BC Dairy is working with the province, transport companies, farmers, and volunteers to ensure cattle remaining on impacted farms are housed, fed, and watered. Significant amounts of grain and supplies have been transported to the affected farms.

“While just one cow perishing in a natural disaster is disheartening, it is a credit to the tireless work of farmers, their families and volunteers that so many cattle were saved and so few lost,” says Holger Schwichtenberg, chair of the BC Dairy Association and a dairy farmer in Agassiz.
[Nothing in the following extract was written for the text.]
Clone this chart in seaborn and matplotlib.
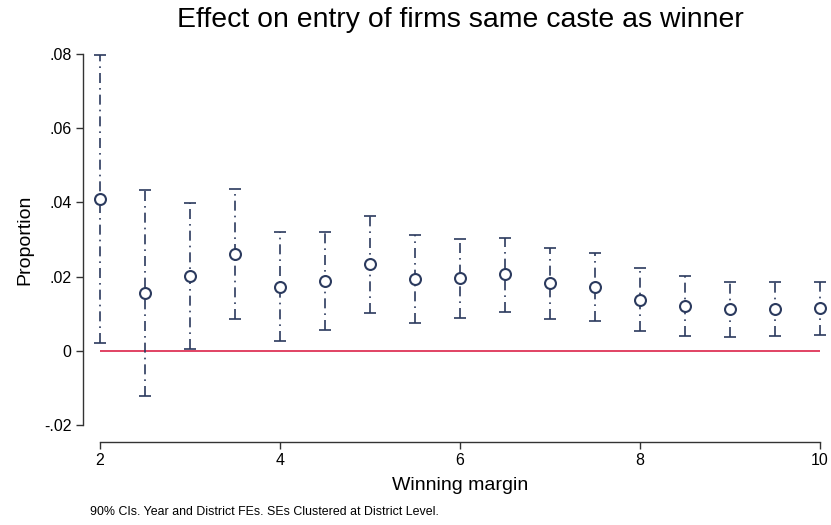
import pandas as pd
import matplotlib
matplotlib.use("Agg")
import matplotlib.pyplot as plt
import seaborn as sns

# --- DATA ---
margin = [2, 2.5, 3, 3.5, 4, 4.5, 5, 5.5, 6, 6.5, 7, 7.5, 8, 8.5, 9, 9.5, 10]
estimate = [0.0410, 0.0156, 0.0202, 0.0261, 0.0172, 0.0189, 0.0233, 0.0194, 0.0195,
            0.0206, 0.0182, 0.0172, 0.0138, 0.0121, 0.0112, 0.0113, 0.0116]
ci_low = [0.0022, -0.0121, 0.0005, 0.0086, 0.0027, 0.0057, 0.0102, 0.0075, 0.0088,
          0.0105, 0.0086, 0.0081, 0.0054, 0.0040, 0.0037, 0.0040, 0.0043]
ci_high = [0.0798, 0.0434, 0.0399, 0.0437, 0.0321, 0.0319, 0.0362, 0.0312, 0.0301,
           0.0305, 0.0278, 0.0263, 0.0222, 0.0201, 0.0186, 0.0186, 0.0186]
y_ticks = [-0.02, 0, 0.02, 0.04, 0.06, 0.08]
y_ticklabels = ["-.02", "0", ".02", ".04", ".06", ".08"]
x_ticks = [2, 4, 6, 8, 10]

df = pd.DataFrame({"margin": margin, "estimate": estimate, "lo": ci_low, "hi": ci_high})

sns.set_theme(style="white")
plt.rcParams["font.family"] = ["Liberation Sans", "DejaVu Sans"]
plt.rcParams["text.color"] = "black"
plt.rcParams["axes.labelcolor"] = "black"

NAVY = "#2b3a5e"
RED = "#dc2249"

fig = plt.figure(figsize=(8.31, 5.25), dpi=100)
ax = fig.add_axes([0.1203, 0.1905, 0.8664, 0.7067])

# zero reference line
ax.axhline(0, color=RED, lw=1.2, zorder=1)

# confidence intervals
err = ax.errorbar(df["margin"], df["estimate"],
                  yerr=[df["estimate"] - df["lo"], df["hi"] - df["estimate"]],
                  fmt="none", ecolor=NAVY, elinewidth=1.2, capsize=4, capthick=1.2, zorder=2)
for lc in err[2]:
    lc.set_linestyle((0, (6, 3, 1, 3)))
    lc.set_clip_on(False)
for cap in err[1]:
    cap.set_clip_on(False)

# point estimates
sns.scatterplot(data=df, x="margin", y="estimate", ax=ax, marker="o", s=62,
                facecolor="white", edgecolor=NAVY, linewidth=1.5, zorder=3,
                clip_on=False)

ax.set_xlim(2, 10)
ax.set_ylim(-0.02, 0.08)
ax.set_xticks(x_ticks)
ax.set_xticklabels([str(t) for t in x_ticks])
ax.set_yticks(y_ticks)
ax.set_yticklabels(y_ticklabels)

for side in ["top", "right"]:
    ax.spines[side].set_visible(False)
for side in ["left", "bottom"]:
    ax.spines[side].set_color("#333333")
    ax.spines[side].set_linewidth(1.0)
ax.spines["left"].set_position(("outward", 12))
ax.spines["bottom"].set_position(("outward", 12))

ax.tick_params(axis="both", which="major", direction="out", length=5, width=1.0,
               color="#333333", labelsize=11.5, labelcolor="black",
               left=True, bottom=True)

ax.set_xlabel("Winning margin", fontsize=14, labelpad=6)
ax.set_ylabel("Proportion", fontsize=14, labelpad=8)
fig.text(0.5535, 0.962, "Effect on entry of firms same caste as winner",
         ha="center", va="center", fontsize=20.4, color="black")
fig.text(0.108, 0.025, "90% CIs. Year and District FEs. SEs Clustered at District Level.",
         ha="left", va="center", fontsize=8.9, color="black")

fig.savefig("out.png", dpi=100, facecolor="white")
plt.close(fig)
Schwichtenberg and his family operate one of the dozens of dairy farms which have taken in cattle from the flooded farms, ensuring they are housed, fed, and milked until able to return to their home farms.

Milk pickup 

Further, approximately 80 percent of milk being produced on BC farms is now being picked up for processing, which is sufficient to meet the province’s immediate demand for fluid milk. The BC Milk Marketing Board had to suspend milk pickup at farms in a number of regions of BC last Tuesday due to the flooding and road closures. That created some difficulty supplying milk to fluid processing plants in BC.

Milk from the Okanagan and Kootenays is temporarily being shipped for processing in Alberta until the situation on Highway 3 improves and milk can again be transported to the Lower Mainland for processing. Milk from farms in the eastern Fraser Valley is being trucked along highway 7. This adds 4-5 hours to the drive time, but does allow milk to get through. That is, however, straining the transportation fleet so transport companies are not able to pick up all milk produced in the Fraser Valley. That likely won’t improve until highway 1 through Abbotsford re-opens. The farms still flooded in the Sumas prairie represent about 14 percent of the province’s milk volume.